>>>>

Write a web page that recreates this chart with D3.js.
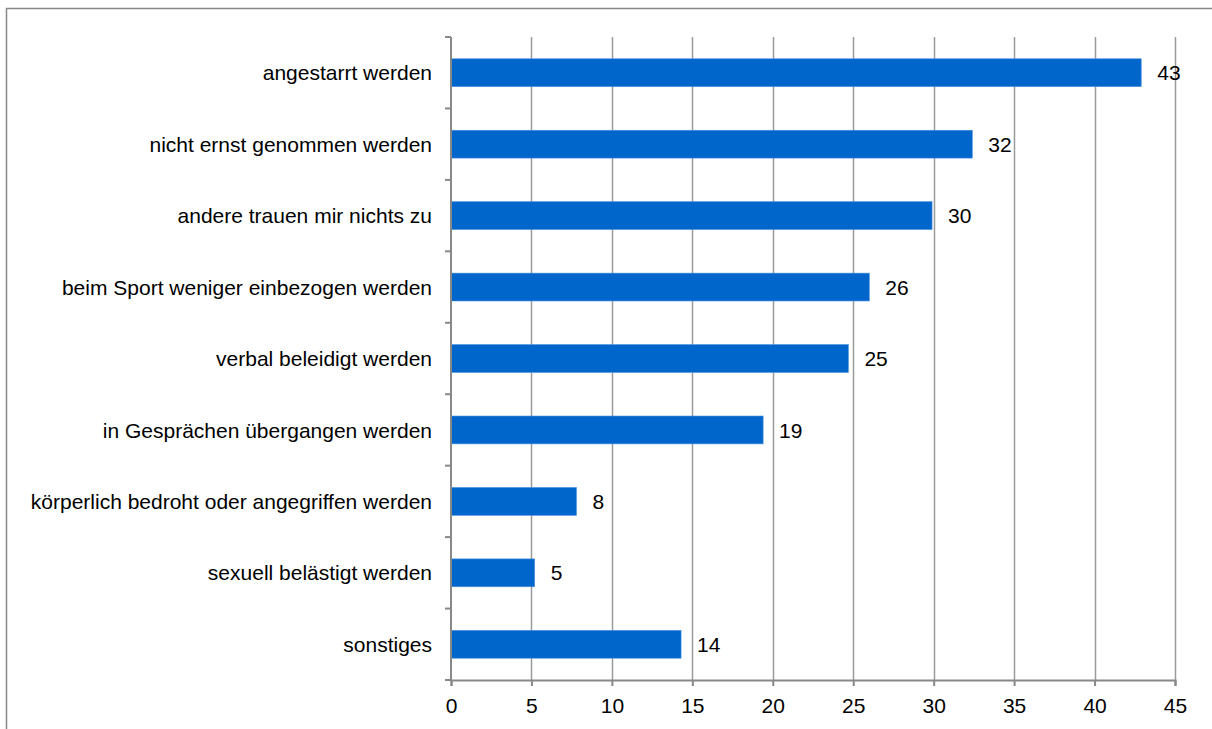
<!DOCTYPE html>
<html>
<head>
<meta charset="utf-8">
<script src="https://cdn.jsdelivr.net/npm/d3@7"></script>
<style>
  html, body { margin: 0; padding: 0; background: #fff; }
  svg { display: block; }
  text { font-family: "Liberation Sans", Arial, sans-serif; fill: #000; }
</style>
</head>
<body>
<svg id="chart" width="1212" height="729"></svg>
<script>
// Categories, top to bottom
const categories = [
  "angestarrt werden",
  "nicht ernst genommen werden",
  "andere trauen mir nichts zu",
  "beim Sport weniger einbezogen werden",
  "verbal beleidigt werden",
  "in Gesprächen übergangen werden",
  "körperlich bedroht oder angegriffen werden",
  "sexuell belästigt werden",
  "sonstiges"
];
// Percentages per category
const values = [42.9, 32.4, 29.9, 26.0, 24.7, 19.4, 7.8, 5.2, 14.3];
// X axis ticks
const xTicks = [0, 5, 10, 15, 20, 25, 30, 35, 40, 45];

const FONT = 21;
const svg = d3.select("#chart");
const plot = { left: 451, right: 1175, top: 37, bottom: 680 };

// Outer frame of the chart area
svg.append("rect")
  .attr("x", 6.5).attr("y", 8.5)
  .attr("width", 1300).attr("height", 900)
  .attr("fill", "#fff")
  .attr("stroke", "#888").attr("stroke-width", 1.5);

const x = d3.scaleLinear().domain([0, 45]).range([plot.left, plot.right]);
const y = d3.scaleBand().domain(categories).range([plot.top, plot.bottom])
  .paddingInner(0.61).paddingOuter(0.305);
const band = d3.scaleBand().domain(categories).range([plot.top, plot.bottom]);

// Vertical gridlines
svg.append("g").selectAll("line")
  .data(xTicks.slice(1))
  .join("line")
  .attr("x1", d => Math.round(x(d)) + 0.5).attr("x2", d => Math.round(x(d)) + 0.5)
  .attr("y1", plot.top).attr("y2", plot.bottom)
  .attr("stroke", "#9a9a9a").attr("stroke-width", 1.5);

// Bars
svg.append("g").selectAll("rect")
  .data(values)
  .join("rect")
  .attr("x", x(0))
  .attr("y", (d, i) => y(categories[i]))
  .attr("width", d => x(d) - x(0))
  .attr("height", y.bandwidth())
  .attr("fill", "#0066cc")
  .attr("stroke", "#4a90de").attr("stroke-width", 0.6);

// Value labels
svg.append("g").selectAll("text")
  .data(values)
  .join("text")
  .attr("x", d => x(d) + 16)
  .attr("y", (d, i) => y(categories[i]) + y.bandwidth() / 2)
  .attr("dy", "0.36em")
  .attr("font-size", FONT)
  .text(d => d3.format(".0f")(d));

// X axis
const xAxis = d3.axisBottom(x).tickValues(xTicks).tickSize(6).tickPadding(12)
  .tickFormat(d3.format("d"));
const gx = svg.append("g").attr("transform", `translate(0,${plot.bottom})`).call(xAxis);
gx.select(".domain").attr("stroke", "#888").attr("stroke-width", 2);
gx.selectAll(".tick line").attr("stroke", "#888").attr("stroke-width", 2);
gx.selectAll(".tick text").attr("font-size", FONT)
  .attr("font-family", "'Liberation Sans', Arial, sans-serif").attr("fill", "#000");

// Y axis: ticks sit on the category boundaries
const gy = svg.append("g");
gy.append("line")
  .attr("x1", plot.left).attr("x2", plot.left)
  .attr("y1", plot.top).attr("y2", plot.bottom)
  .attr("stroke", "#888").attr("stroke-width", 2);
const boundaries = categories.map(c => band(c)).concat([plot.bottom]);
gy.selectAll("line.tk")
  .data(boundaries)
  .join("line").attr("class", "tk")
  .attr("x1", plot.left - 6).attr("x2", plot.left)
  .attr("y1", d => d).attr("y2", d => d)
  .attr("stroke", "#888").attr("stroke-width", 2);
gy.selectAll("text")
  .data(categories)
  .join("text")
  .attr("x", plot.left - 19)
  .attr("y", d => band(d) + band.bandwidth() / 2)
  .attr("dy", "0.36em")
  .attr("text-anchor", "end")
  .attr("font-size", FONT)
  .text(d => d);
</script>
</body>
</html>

<<<<
>>>>

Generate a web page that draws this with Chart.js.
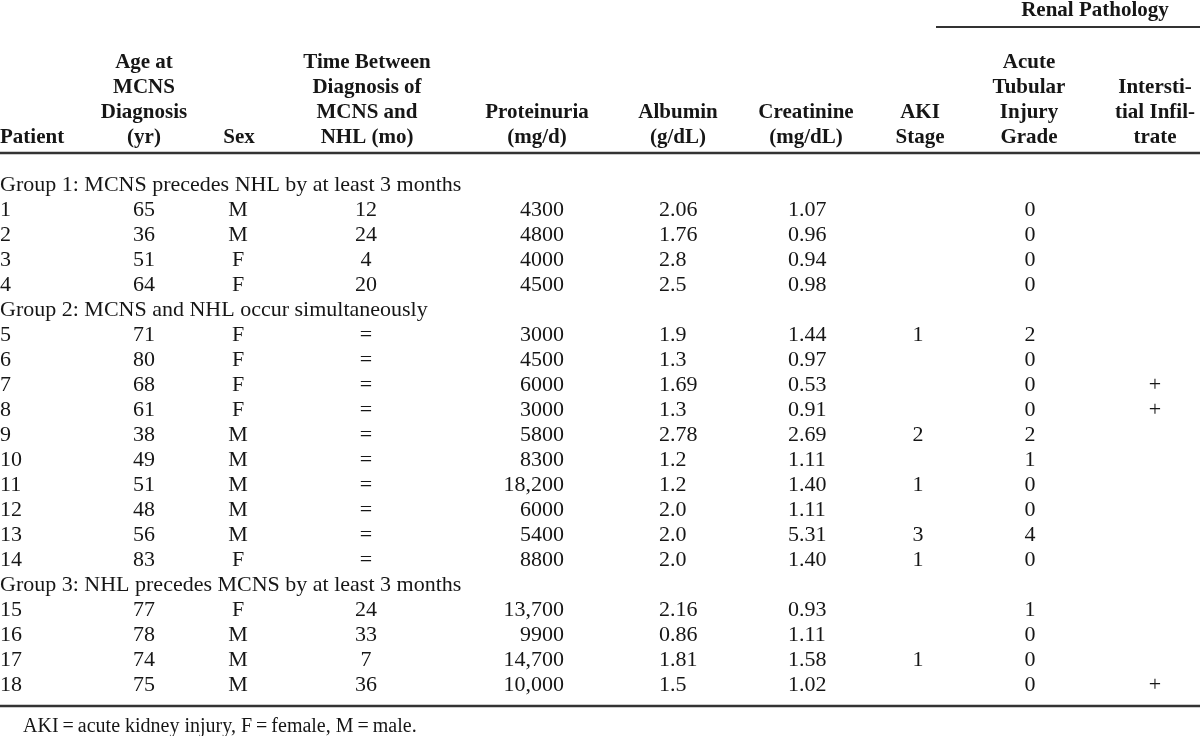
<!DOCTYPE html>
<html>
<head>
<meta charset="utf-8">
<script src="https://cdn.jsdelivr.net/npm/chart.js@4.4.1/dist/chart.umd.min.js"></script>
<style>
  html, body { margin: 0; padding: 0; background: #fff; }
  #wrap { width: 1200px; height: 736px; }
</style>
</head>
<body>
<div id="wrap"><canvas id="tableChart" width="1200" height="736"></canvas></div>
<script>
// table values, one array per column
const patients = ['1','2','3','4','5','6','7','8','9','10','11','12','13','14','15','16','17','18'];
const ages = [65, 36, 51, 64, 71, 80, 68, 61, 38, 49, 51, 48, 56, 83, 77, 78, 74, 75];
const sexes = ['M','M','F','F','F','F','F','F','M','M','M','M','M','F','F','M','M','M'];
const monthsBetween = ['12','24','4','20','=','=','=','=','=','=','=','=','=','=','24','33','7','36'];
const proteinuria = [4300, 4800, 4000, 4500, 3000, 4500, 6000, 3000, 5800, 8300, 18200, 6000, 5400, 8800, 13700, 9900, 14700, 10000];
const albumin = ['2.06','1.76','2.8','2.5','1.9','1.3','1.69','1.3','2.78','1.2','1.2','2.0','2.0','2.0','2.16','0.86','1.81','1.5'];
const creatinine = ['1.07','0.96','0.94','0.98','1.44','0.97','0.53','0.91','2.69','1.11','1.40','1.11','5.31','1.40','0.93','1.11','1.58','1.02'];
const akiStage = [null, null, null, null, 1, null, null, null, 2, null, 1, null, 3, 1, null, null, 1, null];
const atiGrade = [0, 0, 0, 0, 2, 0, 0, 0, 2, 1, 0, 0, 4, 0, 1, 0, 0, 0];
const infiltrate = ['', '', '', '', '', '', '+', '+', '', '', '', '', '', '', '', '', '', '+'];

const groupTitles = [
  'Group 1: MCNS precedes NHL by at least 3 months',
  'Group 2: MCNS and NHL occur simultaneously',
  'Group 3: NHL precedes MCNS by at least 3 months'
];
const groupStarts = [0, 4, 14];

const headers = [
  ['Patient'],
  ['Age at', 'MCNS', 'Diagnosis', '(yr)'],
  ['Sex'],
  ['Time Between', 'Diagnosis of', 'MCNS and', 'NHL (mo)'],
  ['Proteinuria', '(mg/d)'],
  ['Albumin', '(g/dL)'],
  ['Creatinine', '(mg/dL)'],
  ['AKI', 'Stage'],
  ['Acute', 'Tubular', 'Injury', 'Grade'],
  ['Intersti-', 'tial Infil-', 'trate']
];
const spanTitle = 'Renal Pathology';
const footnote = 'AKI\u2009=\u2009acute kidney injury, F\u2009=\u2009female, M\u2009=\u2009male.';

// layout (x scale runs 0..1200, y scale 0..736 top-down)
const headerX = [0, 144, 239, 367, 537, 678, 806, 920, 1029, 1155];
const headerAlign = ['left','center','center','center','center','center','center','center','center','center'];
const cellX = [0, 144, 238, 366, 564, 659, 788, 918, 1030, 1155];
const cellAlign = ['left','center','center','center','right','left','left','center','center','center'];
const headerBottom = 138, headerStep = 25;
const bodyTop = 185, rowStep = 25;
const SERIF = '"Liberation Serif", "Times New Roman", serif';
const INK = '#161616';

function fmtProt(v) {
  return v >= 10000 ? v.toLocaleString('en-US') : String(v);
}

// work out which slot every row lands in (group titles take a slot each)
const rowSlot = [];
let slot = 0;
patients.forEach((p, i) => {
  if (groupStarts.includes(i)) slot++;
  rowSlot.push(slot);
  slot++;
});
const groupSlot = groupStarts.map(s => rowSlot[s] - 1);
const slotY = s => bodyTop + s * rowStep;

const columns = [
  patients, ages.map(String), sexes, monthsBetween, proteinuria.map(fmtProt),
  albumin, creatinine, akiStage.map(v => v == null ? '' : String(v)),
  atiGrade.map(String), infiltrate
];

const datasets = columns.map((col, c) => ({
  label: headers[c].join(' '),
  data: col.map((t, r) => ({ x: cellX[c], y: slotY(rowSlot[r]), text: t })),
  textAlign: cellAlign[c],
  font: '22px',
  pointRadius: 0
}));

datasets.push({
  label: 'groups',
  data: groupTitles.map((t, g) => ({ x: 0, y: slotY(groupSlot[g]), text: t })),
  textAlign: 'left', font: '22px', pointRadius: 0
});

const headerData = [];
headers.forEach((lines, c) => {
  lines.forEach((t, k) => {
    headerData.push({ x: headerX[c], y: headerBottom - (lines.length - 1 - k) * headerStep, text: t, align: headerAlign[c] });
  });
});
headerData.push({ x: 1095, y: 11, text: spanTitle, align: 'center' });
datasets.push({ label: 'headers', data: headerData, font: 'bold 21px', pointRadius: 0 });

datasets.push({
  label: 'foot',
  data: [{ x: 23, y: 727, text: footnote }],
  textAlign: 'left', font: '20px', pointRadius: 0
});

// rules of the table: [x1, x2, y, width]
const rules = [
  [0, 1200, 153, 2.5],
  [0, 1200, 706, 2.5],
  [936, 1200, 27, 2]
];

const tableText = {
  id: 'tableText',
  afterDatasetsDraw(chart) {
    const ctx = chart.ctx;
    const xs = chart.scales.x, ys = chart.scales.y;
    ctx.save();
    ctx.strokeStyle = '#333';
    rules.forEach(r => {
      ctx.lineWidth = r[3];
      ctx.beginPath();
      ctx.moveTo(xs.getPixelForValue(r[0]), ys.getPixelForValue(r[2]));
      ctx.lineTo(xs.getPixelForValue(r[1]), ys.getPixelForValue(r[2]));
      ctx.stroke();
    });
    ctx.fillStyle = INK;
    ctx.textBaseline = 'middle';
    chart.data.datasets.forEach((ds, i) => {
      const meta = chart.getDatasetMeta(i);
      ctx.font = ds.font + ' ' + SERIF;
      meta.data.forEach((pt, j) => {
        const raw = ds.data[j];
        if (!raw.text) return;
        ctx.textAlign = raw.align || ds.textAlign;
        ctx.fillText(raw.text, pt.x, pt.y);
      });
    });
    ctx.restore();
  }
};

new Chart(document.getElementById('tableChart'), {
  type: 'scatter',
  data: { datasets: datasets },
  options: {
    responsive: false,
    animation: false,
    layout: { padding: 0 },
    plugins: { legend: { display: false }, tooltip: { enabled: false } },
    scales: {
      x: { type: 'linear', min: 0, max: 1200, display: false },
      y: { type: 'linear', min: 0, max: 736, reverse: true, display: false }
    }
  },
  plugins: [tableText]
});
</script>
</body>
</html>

<<<<

## [The exercise]
Word for word, restate the lines beginning with the one that has "Generate a web" and ending with the one that has "const footnote = 'AKI\u2009=\u2009acute". Keep both ends and skip any pictures.

## [Right answer]
Generate a web page that draws this with Chart.js.
<!DOCTYPE html>
<html>
<head>
<meta charset="utf-8">
<script src="https://cdn.jsdelivr.net/npm/chart.js@4.4.1/dist/chart.umd.min.js"></script>
<style>
  html, body { margin: 0; padding: 0; background: #fff; }
  #wrap { width: 1200px; height: 736px; }
</style>
</head>
<body>
<div id="wrap"><canvas id="tableChart" width="1200" height="736"></canvas></div>
<script>
// table values, one array per column
const patients = ['1','2','3','4','5','6','7','8','9','10','11','12','13','14','15','16','17','18'];
const ages = [65, 36, 51, 64, 71, 80, 68, 61, 38, 49, 51, 48, 56, 83, 77, 78, 74, 75];
const sexes = ['M','M','F','F','F','F','F','F','M','M','M','M','M','F','F','M','M','M'];
const monthsBetween = ['12','24','4','20','=','=','=','=','=','=','=','=','=','=','24','33','7','36'];
const proteinuria = [4300, 4800, 4000, 4500, 3000, 4500, 6000, 3000, 5800, 8300, 18200, 6000, 5400, 8800, 13700, 9900, 14700, 10000];
const albumin = ['2.06','1.76','2.8','2.5','1.9','1.3','1.69','1.3','2.78','1.2','1.2','2.0','2.0','2.0','2.16','0.86','1.81','1.5'];
const creatinine = ['1.07','0.96','0.94','0.98','1.44','0.97','0.53','0.91','2.69','1.11','1.40','1.11','5.31','1.40','0.93','1.11','1.58','1.02'];
const akiStage = [null, null, null, null, 1, null, null, null, 2, null, 1, null, 3, 1, null, null, 1, null];
const atiGrade = [0, 0, 0, 0, 2, 0, 0, 0, 2, 1, 0, 0, 4, 0, 1, 0, 0, 0];
const infiltrate = ['', '', '', '', '', '', '+', '+', '', '', '', '', '', '', '', '', '', '+'];

const groupTitles = [
  'Group 1: MCNS precedes NHL by at least 3 months',
  'Group 2: MCNS and NHL occur simultaneously',
  'Group 3: NHL precedes MCNS by at least 3 months'
];
const groupStarts = [0, 4, 14];

const headers = [
  ['Patient'],
  ['Age at', 'MCNS', 'Diagnosis', '(yr)'],
  ['Sex'],
  ['Time Between', 'Diagnosis of', 'MCNS and', 'NHL (mo)'],
  ['Proteinuria', '(mg/d)'],
  ['Albumin', '(g/dL)'],
  ['Creatinine', '(mg/dL)'],
  ['AKI', 'Stage'],
  ['Acute', 'Tubular', 'Injury', 'Grade'],
  ['Intersti-', 'tial Infil-', 'trate']
];
const spanTitle = 'Renal Pathology';
const footnote = 'AKI\u2009=\u2009acute kidney injury, F\u2009=\u2009female, M\u2009=\u2009male.';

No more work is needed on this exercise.